1. An electronic device comprising:

an electronic element having opposite sides with first and second electrodes located on the opposite sides of the electronic element, the electronic element having sidewall portions connecting the opposite sides, the surface of the sidewall portions defining an outer periphery of the electronic element;

a first elastic support including a first contact section in contact with the first electrode;

a second elastic support including a second contact section in contact with the first electrode at a different position from the first contact section;

a third support disposed closer to the center of the electronic element than the first contact section and the second contact section, and including a third contact section in contact with the second electrode;

a pair of offset posts disposed on the same side of the electronic element as the third support and each having an end with a tip, and

wherein the each tip end is closer to an axis, through the centroid of the electronic element and approximately perpendicular to the electronic element, than the first and second contact sections.

2. The device of claim 1, wherein the third support is a resilient support.

3. The device of claim 1, wherein both offset posts are spaced apart from the electronic element, electrically isolated from the second electrode and the third contact section and disposed.

4. The device of claim 3, wherein both offset posts are spaced apart from the electronic element between near 0 and 2 millimeters.

5. The device of claim 1, wherein each tip end includes one of:

a slanted cut-away section; and

a rounded section.

6. The device of claim 1, further comprising a pair of contact alignment posts adjacent to the third support and on opposite sides of the axis.

7. The device of claim 6, wherein the offset posts and corresponding contact alignment posts form a compartment therebetween to collect and insulate fractured electronic element rubble from the first, second and third contact sections.

8. The device of claim 1, wherein the offset posts are located on opposite sides of a plane including the axis and each of the first and second contact sections are located closer to the periphery of the electronic element from a corresponding offset post.

9. The device of claim 1, wherein, the offset posts are located closer to the outer periphery of the electronic element than the third support.

10. The device of claim 9, wherein the first and second elastic supports each comprise a cantilever spring.

11. The device of claim 1, wherein the first and second elastic supports and corresponding first and second contact sections apply a first and second force, respectively, on the electronic element which is opposed by a third force applied by the third support and third contact section; and

wherein the third force is greater than the first force and the third force is greater than the second force.

12. The device of claim 11 further comprising:

a terminal connector, disposed substantially parallel to the electronic element, and to which the third support is mounted; and

wherein the third force is directed along the axis substantially perpendicular to the electronic element.

13. The device of claim 11, wherein each of the first and second forces has a force component directed substantially perpendicular to the electronic element and a force component directed towards the outer periphery of the electronic element.

14. The device of claim 1, wherein the electronic element comprises a positive temperature coefficient (PTC) thermistor disk.

15. The device of claim 1 further comprising a housing which contains the device and an integrated motor protector.

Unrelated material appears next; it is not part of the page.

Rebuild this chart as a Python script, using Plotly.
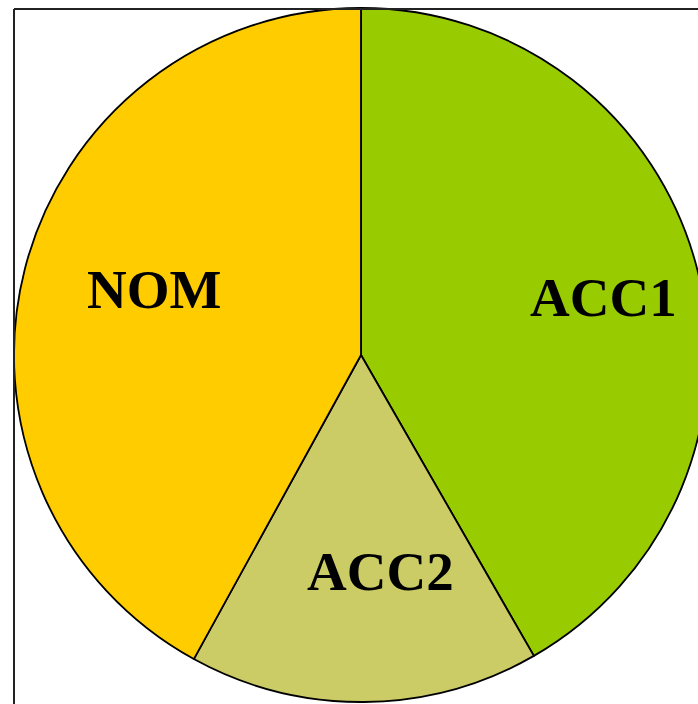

16. The device of claim 1, wherein the third support comprises a fusible link which upon melting will remove the third contact section from electrical contact with the second electrode.

17. An electronic device comprising:

an electronic element having opposite sides and having first and second electrodes which are located on the opposite sides of the electronic element, the electronic element having sidewall portions connecting the opposite sides, the surface of the sidewall portions defining an outer periphery of the electronic element;

a first terminal connector electrically coupled to a first elastic support including a first contact section in contact with the first electrode and a second elastic support including a second contact section in contact with the first electrode at a different position from the first contact section;

a second terminal connector disposed on a different side of the electronic element than the first terminal and electrically coupled to a third support and including a third contact section, in contact with the second electrode, disposed closer to the center of the electronic element than the first contact section and the second contact section.

a pair of offset posts spaced apart from the electronic element and electrically isolated from the electronic element and the first, second and third contact sections, the offset posts located on the side of the second electrode, each having a tip end, the offset posts being located closer to the outer periphery of the electronic element than the third support and closer to the center of the electronic element than the first contact section and the second contact section;

a pair of contact alignment posts disposed adjacent to and partially enclosing the third support;

wherein the electronic element comprises a positive temperature coefficient (PTC) thermistor disk; and

wherein the offset posts are disposed to distribute fractured portions of a fractured electronic element such that electrical contact to the electronic element is removed and electrical arcing among fractured portions and contact sections is minimized.

18. A method of directing fractured portions of a fractured electronic element such that electrical contact to the electronic element is removed and electrical arcing among fractured portions and contact sections is minimized comprising:

providing a housing and a pair of first and second spring contacts disposed in the housing on one side of the electronic element;

providing in the housing a pair of offset posts on an opposite side of the electronic element not in contact with the electronic element with a third contact disposed therebetween;

elastically supporting the electronic element before fracture by the pair of first and second spring contacts and the third contact; and

upon fracture of the electronic element:

forcing contact of the electronic element with the pair of offset posts; and

distributing the fractured portions away from the third contact.

19. The method of claim 18, wherein distributing the fractured portions comprises rotating the fracture portions around the outer edges of the pair of offset posts.

20. The method of claim 18, wherein the spring contacts are cantilever spring contacts.